======== AVAILABLE RECORDS ========

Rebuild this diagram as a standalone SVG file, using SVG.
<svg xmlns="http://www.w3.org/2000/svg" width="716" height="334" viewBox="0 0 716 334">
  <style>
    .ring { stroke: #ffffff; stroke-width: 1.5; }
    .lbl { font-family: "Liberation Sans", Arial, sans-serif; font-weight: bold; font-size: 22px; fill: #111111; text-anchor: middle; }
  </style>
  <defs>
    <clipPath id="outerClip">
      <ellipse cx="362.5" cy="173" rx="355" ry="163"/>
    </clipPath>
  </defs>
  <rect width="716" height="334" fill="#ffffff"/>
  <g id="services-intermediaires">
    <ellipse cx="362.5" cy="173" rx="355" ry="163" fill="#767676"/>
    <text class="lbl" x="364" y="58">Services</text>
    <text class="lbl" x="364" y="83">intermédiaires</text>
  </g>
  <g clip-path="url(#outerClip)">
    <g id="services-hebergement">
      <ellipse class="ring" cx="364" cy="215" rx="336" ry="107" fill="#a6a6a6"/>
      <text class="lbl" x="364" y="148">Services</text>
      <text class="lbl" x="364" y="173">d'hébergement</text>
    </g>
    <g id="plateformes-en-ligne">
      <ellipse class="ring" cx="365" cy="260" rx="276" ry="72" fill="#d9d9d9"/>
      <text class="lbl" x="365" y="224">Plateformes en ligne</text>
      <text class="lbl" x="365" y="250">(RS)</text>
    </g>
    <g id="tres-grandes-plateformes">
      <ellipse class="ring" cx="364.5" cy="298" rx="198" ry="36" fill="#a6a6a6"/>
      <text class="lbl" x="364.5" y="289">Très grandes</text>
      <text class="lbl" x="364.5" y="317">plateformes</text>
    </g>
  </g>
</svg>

========
======== AVAILABLE RECORDS ========

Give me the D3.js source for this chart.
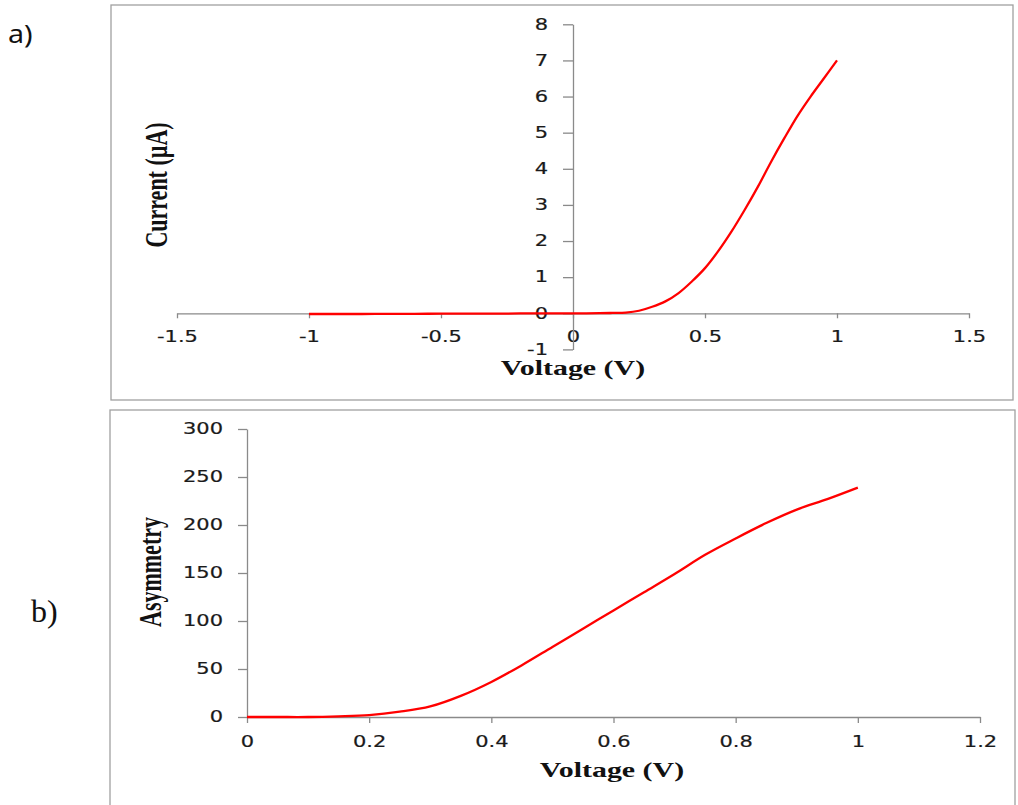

========

Reply with nothing but the number of lines that contain the word "this".

2